__Provided data__.
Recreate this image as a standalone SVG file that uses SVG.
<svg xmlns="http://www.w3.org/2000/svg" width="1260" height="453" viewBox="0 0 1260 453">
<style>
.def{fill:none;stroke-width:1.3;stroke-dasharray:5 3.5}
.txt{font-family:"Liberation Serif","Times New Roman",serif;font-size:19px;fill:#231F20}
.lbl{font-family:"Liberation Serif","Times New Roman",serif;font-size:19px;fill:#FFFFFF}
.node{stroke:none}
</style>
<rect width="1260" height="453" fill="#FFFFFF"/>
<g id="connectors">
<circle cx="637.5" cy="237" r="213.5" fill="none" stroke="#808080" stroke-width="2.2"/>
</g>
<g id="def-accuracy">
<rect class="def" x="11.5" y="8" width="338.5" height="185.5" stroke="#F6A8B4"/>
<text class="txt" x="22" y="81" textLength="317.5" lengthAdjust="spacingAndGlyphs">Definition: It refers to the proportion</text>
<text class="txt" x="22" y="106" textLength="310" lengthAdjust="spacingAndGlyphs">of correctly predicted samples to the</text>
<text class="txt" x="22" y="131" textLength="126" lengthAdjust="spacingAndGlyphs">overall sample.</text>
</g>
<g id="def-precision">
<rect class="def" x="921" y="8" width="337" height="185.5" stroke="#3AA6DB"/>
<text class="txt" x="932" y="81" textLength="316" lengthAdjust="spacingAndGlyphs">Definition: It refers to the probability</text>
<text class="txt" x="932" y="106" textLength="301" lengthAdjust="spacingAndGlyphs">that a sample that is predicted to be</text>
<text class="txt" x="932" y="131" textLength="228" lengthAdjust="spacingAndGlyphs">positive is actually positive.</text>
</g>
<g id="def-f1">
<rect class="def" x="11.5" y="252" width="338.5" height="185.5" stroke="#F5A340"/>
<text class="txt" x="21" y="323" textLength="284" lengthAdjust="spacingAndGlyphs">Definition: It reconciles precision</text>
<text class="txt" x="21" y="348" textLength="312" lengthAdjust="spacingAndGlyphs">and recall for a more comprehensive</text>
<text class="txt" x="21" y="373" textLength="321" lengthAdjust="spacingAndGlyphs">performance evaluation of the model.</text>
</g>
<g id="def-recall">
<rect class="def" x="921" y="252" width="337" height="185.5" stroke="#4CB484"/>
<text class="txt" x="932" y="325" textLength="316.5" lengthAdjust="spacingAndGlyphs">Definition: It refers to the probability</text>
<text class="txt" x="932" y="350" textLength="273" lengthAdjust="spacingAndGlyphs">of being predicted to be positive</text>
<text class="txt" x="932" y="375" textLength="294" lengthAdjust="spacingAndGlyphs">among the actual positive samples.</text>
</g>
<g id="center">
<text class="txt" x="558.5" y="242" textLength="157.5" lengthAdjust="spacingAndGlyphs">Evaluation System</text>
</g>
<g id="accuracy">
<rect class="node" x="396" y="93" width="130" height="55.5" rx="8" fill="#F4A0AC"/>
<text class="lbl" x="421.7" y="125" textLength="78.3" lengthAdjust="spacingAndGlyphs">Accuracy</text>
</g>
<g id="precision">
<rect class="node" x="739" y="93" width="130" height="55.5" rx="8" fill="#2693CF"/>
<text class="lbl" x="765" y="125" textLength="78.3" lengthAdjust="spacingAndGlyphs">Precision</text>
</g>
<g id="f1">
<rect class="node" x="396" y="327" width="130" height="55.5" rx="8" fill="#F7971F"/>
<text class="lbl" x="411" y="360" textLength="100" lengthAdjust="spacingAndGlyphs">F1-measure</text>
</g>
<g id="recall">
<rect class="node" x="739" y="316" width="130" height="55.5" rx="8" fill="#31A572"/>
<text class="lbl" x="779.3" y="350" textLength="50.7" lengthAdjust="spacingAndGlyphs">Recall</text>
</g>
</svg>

__Problem to solve__. Reproduce the material precisely, including every line.

__Task result__.
Recreate this image as a standalone SVG file that uses SVG.
<svg xmlns="http://www.w3.org/2000/svg" width="1260" height="453" viewBox="0 0 1260 453">
<style>
.def{fill:none;stroke-width:1.3;stroke-dasharray:5 3.5}
.txt{font-family:"Liberation Serif","Times New Roman",serif;font-size:19px;fill:#231F20}
.lbl{font-family:"Liberation Serif","Times New Roman",serif;font-size:19px;fill:#FFFFFF}
.node{stroke:none}
</style>
<rect width="1260" height="453" fill="#FFFFFF"/>
<g id="connectors">
<circle cx="637.5" cy="237" r="213.5" fill="none" stroke="#808080" stroke-width="2.2"/>
</g>
<g id="def-accuracy">
<rect class="def" x="11.5" y="8" width="338.5" height="185.5" stroke="#F6A8B4"/>
<text class="txt" x="22" y="81" textLength="317.5" lengthAdjust="spacingAndGlyphs">Definition: It refers to the proportion</text>
<text class="txt" x="22" y="106" textLength="310" lengthAdjust="spacingAndGlyphs">of correctly predicted samples to the</text>
<text class="txt" x="22" y="131" textLength="126" lengthAdjust="spacingAndGlyphs">overall sample.</text>
</g>
<g id="def-precision">
<rect class="def" x="921" y="8" width="337" height="185.5" stroke="#3AA6DB"/>
<text class="txt" x="932" y="81" textLength="316" lengthAdjust="spacingAndGlyphs">Definition: It refers to the probability</text>
<text class="txt" x="932" y="106" textLength="301" lengthAdjust="spacingAndGlyphs">that a sample that is predicted to be</text>
<text class="txt" x="932" y="131" textLength="228" lengthAdjust="spacingAndGlyphs">positive is actually positive.</text>
</g>
<g id="def-f1">
<rect class="def" x="11.5" y="252" width="338.5" height="185.5" stroke="#F5A340"/>
<text class="txt" x="21" y="323" textLength="284" lengthAdjust="spacingAndGlyphs">Definition: It reconciles precision</text>
<text class="txt" x="21" y="348" textLength="312" lengthAdjust="spacingAndGlyphs">and recall for a more comprehensive</text>
<text class="txt" x="21" y="373" textLength="321" lengthAdjust="spacingAndGlyphs">performance evaluation of the model.</text>
</g>
<g id="def-recall">
<rect class="def" x="921" y="252" width="337" height="185.5" stroke="#4CB484"/>
<text class="txt" x="932" y="325" textLength="316.5" lengthAdjust="spacingAndGlyphs">Definition: It refers to the probability</text>
<text class="txt" x="932" y="350" textLength="273" lengthAdjust="spacingAndGlyphs">of being predicted to be positive</text>
<text class="txt" x="932" y="375" textLength="294" lengthAdjust="spacingAndGlyphs">among the actual positive samples.</text>
</g>
<g id="center">
<text class="txt" x="558.5" y="242" textLength="157.5" lengthAdjust="spacingAndGlyphs">Evaluation System</text>
</g>
<g id="accuracy">
<rect class="node" x="396" y="93" width="130" height="55.5" rx="8" fill="#F4A0AC"/>
<text class="lbl" x="421.7" y="125" textLength="78.3" lengthAdjust="spacingAndGlyphs">Accuracy</text>
</g>
<g id="precision">
<rect class="node" x="739" y="93" width="130" height="55.5" rx="8" fill="#2693CF"/>
<text class="lbl" x="765" y="125" textLength="78.3" lengthAdjust="spacingAndGlyphs">Precision</text>
</g>
<g id="f1">
<rect class="node" x="396" y="327" width="130" height="55.5" rx="8" fill="#F7971F"/>
<text class="lbl" x="411" y="360" textLength="100" lengthAdjust="spacingAndGlyphs">F1-measure</text>
</g>
<g id="recall">
<rect class="node" x="739" y="316" width="130" height="55.5" rx="8" fill="#31A572"/>
<text class="lbl" x="779.3" y="350" textLength="50.7" lengthAdjust="spacingAndGlyphs">Recall</text>
</g>
</svg>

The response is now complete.